Peu après, un homme et une femme sont assas­si­nés dans la réserve. Cette enquête échoit natu­rel­le­ment à la police tri­bale, et pro­met d’être de celles dont per­sonne n’a rien à faire (qui s’in­té­resse à des Indiens morts ?). Mais pour le FBI, c’est l’oc­ca­sion de péné­trer sur la réserve pour cher­cher l’hé­li­co­ptère… Il infiltre donc un jeune agent, le fai­sant pas­ser pour un nou­veau membre de la police tri­bale. Entre ten­sions fami­liales, misère des Navajos, res­sen­ti­ment vis-à-vis des auto­ri­tés, super­sti­tions plus ou moins fon­dées et mani­pu­la­tions poli­tiques, la vie des agents s’an­nonce compliquée…

Kiowa Gordon dans Dark Winds
Vous connais­sez l’his­toire des flics et des Indiens ? On peut être les deux… — pho­to AMC

Entre autres choses, mon père m’a légué un goût pro­non­cé pour le wes­tern. Outre les grands clas­siques du ciné et Longmire, qu’il regar­dait avec une cer­taine assi­dui­té, il en lisait régu­liè­re­ment – s’il y a autant de Lucky Luke, de Blueberry, de Yakari, de Cartland et de Buddy Longway sur mon mur, c’est aus­si grâce à lui. Il y a quelques années, de pas­sage chez mes parents, je notais un chan­ge­ment dans la biblio­thèque : tout un rayon était désor­mais consa­cré à Tony Hillerman. Mon père avait décou­vert ça, trou­vé que c’é­tait vache­ment bien et en avait dévo­ré une ving­taine dans les quelques mois où je n’é­tais pas passé.

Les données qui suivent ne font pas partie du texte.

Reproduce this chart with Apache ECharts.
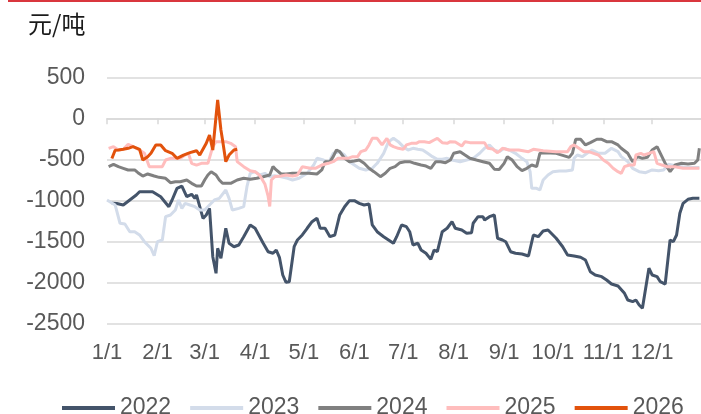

Et bien, en voyant les pre­miers épi­sodes de Dark winds, je me dis qu’il aurait sûre­ment beau­coup aimé la série. Et pas parce qu’elle est adap­tée de romans de Hillerman.

Cérémonie navajo en costumes traditionnels
Une série poli­cière qui s’in­té­resse presque autant à notre vie qu’à l’en­quête ? T’y crois ? — pho­to AMC

Les enquêtes elles-mêmes sont rai­son­na­ble­ment menées, avec leur dose de sus­pense et de ten­sion, mais ce ne sont pas elles qui font l’in­té­rêt de l’his­toire. Ce sont plu­tôt les à‑côtés, le contexte, l’am­biance. Le va-et-vient constant entre Blancs et Dinés, le mélange entre la vie quo­ti­dienne de la com­mu­nau­té et les recherches poli­cières, la cri­tique des ambi­tions des uns et des pro­messes non tenues des autres, la ren­contre entre la culture diné et le com­merce tou­ris­tique… L’atmosphère est, comme les per­son­nages, dure et vague­ment déses­pé­rée. Mais elle se nour­rit aus­si, par­fois, de petites touches de ten­dresse intro­ver­tie et d’hu­mour noir, dis­sé­mi­nées çà et là.

A. Martinez et Jessica Matten préparent une recherche à cheval
Bon, c’est simple : il va geler cette nuit, on cherche deux types per­dus et pro­ba­ble­ment bles­sés, aucun 4x4 peut pas­ser et on a des dizaines de milles à cou­vrir. C’est le moment de res­sor­tir les che­vaux. — pho­to Michael Moriatis pour AMC

Sur le plan tech­nique, on note­ra for­cé­ment la pho­to, sublime. Les pay­sages du Nouveau-Mexique et de l’Arizona appa­raissent majes­tueux et un peu flip­pants – on com­prend bien que non, on n’a pas envie de se perdre dans le coin.

La réa­li­sa­tion est très clas­sique mais effi­cace, et sur­tout les acteurs font un tra­vail splen­dide. Si, à pre­mière vue, le cas­ting res­semble à une ver­sion nava­jo du bureau du shé­rif de Longmire, les per­son­nages déve­loppent peu à peu leurs propres carac­tères, leurs ambi­guï­tés, leurs fier­tés bien ou mal pla­cées, leurs affec­tions intro­ver­ties et leurs colères inat­ten­dues. L’écriture soi­gnée et les inter­prètes en or aident à faire pas­ser une poi­gnée de pon­cifs éga­rés, et l’en­semble s’a­vère atta­chant et prenant.

La seconde sai­son, qui creuse plus pro­fon­dé­ment les liens entre poli­tique, argent, sous-sol de la réserve et Indiens morts (mais qui ça inté­resse, ça ?), ren­force à la fois ses per­son­nages et son atmo­sphère. On peut pas dire que ça donne le moral, mais c’est un excellent polar, un superbe wes­tern moderne, à la fois entraî­nant et inté­res­sant – his­to­ri­que­ment et culturellement.